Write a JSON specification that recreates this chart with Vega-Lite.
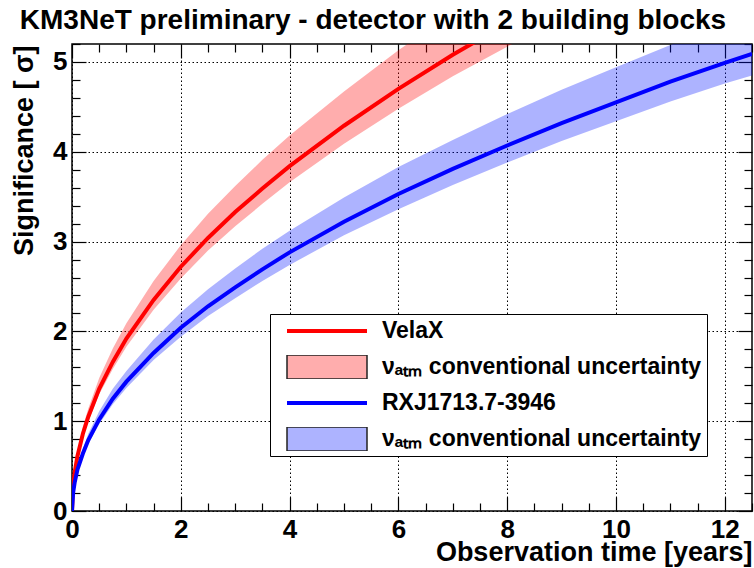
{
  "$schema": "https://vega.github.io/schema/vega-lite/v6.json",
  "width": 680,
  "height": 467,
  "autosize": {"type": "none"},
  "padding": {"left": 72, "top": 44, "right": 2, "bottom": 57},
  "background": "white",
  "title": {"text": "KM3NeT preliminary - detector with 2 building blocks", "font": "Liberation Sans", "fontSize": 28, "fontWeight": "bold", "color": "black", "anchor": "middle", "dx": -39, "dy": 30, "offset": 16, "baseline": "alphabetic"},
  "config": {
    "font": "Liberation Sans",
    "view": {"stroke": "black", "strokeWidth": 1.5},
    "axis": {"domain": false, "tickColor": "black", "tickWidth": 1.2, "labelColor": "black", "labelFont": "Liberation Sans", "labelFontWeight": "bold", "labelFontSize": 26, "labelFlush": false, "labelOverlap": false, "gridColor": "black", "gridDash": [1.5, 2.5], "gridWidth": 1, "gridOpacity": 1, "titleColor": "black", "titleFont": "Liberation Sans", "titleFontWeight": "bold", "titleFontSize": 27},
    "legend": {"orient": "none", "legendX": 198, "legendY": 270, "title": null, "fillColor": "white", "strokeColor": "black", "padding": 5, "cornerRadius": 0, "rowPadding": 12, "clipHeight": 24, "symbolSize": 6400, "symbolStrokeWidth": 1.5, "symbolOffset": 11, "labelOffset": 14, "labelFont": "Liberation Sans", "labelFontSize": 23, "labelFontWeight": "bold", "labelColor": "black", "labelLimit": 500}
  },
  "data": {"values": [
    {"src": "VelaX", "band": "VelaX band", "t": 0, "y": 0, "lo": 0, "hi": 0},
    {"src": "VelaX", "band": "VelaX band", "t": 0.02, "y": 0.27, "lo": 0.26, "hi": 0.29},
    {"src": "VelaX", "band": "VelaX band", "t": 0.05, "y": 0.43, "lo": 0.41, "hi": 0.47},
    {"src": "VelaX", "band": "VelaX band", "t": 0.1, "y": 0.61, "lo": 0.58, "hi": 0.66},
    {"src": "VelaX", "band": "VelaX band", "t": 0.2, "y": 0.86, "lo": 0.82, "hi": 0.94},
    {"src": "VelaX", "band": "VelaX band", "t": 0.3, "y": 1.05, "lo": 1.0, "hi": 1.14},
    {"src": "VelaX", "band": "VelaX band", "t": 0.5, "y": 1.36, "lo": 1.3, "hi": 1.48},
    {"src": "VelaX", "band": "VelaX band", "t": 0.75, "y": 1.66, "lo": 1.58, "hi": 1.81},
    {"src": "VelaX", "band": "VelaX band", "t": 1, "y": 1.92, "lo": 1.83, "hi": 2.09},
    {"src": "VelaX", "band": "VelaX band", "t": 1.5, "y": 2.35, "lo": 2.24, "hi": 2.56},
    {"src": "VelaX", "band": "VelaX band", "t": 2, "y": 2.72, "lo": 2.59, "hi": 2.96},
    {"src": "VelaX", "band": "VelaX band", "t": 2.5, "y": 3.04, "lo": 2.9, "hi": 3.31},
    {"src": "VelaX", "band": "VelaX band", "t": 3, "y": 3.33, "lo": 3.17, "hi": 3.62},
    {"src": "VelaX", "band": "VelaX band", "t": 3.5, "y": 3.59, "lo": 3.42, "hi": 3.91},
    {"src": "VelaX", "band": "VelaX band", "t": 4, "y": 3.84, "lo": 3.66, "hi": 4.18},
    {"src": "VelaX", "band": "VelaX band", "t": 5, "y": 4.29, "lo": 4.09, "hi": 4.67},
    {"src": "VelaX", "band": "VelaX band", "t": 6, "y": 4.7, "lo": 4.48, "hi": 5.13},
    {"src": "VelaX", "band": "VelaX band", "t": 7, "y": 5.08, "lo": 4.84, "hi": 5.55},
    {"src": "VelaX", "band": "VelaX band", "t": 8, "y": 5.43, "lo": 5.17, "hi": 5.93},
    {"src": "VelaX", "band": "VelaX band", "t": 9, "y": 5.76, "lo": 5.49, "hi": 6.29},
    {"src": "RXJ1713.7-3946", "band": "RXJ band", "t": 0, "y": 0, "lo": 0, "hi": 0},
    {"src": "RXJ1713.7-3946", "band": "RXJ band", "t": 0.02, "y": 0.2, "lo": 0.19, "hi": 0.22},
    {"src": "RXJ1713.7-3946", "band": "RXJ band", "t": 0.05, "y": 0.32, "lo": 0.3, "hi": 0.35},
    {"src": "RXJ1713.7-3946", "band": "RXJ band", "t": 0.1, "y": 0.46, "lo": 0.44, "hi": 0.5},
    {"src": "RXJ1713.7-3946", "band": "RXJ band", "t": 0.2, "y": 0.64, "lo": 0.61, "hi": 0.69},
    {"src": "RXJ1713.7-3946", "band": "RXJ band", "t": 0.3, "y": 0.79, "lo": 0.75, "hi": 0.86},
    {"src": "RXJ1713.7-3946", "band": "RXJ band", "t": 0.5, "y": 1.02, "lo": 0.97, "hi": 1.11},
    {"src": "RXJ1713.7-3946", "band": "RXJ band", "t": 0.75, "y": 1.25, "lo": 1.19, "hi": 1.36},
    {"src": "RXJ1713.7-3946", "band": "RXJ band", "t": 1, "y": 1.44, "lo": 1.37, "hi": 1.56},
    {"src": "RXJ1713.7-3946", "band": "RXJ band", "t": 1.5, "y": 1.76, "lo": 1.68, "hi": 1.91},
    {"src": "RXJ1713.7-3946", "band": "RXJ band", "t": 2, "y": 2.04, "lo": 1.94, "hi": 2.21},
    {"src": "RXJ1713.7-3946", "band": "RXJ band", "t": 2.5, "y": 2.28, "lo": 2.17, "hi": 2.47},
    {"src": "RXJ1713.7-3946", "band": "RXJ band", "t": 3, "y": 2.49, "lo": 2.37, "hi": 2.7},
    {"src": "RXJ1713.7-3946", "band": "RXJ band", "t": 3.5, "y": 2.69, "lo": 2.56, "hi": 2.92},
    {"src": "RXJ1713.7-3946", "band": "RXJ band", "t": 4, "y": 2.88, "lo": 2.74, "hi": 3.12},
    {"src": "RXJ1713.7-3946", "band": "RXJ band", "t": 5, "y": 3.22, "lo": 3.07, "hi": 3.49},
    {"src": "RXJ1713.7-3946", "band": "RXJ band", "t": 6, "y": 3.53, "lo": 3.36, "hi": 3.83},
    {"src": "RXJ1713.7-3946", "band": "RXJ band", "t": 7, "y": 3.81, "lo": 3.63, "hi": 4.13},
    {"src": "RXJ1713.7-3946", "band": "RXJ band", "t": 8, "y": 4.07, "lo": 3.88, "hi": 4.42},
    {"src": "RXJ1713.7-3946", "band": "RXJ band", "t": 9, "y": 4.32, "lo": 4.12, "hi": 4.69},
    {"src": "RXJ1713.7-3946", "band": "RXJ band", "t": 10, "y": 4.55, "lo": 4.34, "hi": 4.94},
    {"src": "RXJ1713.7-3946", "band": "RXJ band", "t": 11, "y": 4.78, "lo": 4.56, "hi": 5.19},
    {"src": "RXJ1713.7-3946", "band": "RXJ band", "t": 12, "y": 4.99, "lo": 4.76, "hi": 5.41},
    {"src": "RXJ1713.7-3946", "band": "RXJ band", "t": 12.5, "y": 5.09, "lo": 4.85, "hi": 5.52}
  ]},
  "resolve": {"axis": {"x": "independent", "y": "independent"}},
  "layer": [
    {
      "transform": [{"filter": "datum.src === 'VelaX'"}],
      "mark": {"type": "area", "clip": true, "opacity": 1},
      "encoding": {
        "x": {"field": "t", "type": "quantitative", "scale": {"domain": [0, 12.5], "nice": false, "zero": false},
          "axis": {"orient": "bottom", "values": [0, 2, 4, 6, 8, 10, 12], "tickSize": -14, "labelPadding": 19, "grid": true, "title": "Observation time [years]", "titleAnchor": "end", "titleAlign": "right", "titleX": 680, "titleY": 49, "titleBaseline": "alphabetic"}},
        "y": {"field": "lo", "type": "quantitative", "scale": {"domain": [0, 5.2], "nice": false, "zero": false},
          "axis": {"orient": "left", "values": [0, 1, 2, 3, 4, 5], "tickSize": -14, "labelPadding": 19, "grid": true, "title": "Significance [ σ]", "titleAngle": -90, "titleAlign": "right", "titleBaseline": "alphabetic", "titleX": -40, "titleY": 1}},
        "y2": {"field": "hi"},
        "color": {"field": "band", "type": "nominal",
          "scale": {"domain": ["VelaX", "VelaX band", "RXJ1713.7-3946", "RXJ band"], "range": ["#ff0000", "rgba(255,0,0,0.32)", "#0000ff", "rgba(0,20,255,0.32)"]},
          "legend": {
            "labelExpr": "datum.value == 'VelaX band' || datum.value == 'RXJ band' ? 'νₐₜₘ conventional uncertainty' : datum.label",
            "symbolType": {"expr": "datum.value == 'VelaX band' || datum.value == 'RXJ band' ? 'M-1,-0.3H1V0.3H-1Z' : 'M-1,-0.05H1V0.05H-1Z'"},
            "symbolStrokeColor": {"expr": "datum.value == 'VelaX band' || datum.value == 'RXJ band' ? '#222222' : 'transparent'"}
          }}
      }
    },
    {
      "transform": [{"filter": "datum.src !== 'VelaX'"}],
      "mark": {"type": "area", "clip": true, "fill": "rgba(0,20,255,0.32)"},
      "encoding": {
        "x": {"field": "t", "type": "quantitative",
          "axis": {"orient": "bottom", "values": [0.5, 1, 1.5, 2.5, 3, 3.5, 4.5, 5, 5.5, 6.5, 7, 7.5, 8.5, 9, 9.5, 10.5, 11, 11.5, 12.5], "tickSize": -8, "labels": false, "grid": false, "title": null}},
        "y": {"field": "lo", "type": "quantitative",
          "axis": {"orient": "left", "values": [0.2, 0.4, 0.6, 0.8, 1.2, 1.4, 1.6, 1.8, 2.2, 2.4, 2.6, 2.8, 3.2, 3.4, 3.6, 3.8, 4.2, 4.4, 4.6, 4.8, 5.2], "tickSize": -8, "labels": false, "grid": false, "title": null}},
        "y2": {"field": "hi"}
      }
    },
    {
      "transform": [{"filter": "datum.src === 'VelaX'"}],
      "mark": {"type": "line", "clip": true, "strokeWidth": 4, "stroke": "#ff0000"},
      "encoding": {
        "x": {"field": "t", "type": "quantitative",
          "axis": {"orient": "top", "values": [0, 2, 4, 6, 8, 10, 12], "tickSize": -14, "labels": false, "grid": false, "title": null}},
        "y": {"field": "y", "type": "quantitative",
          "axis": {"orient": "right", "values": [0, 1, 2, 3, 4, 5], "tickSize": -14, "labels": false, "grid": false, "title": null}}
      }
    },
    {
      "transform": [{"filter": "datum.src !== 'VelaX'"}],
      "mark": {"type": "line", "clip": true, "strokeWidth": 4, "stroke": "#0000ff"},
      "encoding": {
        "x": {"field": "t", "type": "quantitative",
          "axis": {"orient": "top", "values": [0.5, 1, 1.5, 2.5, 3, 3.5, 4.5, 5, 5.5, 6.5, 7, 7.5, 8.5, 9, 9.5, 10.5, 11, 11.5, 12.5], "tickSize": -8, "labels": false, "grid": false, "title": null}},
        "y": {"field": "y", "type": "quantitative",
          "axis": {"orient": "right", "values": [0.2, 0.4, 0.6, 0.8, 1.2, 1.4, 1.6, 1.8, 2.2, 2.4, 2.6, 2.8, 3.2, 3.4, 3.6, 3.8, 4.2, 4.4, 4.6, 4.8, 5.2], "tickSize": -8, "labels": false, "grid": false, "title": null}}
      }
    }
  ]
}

*TO DO*
In the lines above, locate the string "with". Copy every line where it occurs.

*THE REPLY*
Write a JSON specification that recreates this chart with Vega-Lite.
  "title": {"text": "KM3NeT preliminary - detector with 2 building blocks", "font": "Liberation Sans", "fontSize": 28, "fontWeight": "bold", "color": "black", "anchor": "middle", "dx": -39, "dy": 30, "offset": 16, "baseline": "alphabetic"},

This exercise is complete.